Various factors contribute to this gender gap in sports and physical activity. Girls are still discouraged from participating in certain sports due to concerns about fitting into societal stereotypes or feeling insecure about their body image. In some schools, physical education classes (where they exist) may not be adequately designed to accommodate the diverse interests and abilities of students, irrespective of their gender, leading some to feel excluded or uninterested. However, a critical perspective on physical education in schools can be an ideal opportunity to challenge these stereotypical gender roles in sports, creating a more inclusive environment from an early age.

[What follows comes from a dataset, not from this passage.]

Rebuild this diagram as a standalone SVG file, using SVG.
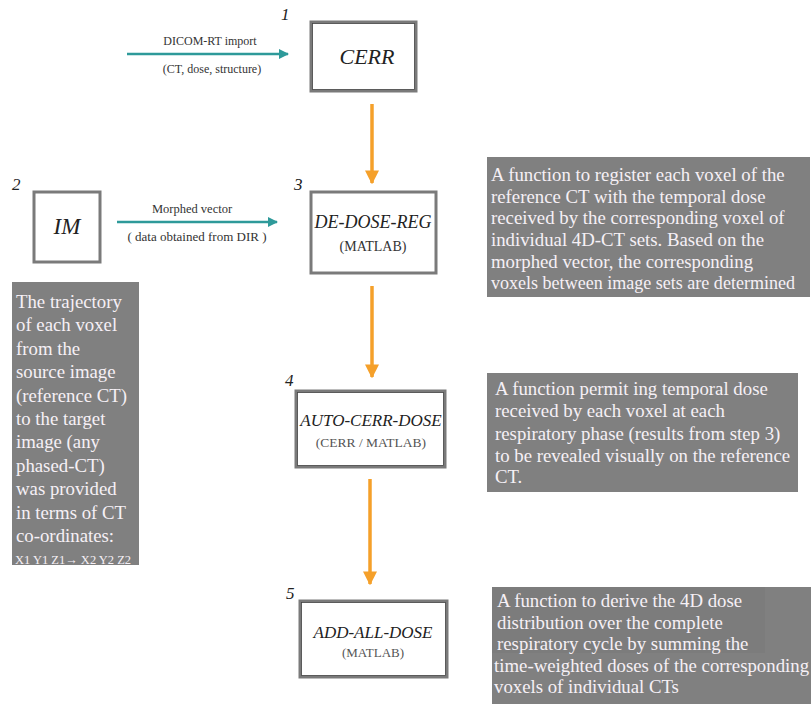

More barriers: fear of harassment and household responsibilities

Safety can be another concern, especially in public spaces, and it could be linked to the fear of harassment or unwanted attention. Also, many women still take on the lead role in childcare and managing household responsibilities, often alongside paid work, making it challenging for them to engage in sports or physical activities regularly. To bridge the gap, we must address these barriers and support women to fully engage in sports and physical activity at all stages of life.

Legendary female football players

Let's draw inspiration from legendary players like Marta Vieira da Silva, Miraildes Maciel Mota (Formiga), Megan Rapinoe, Khalida Popal, Alexia Putellas, "Nettie Honeyball" and others who have risen as icons and inspired a new generation of athletes. We need to shape a future of true gender equality in physical activity and sports globally. The game is already underway!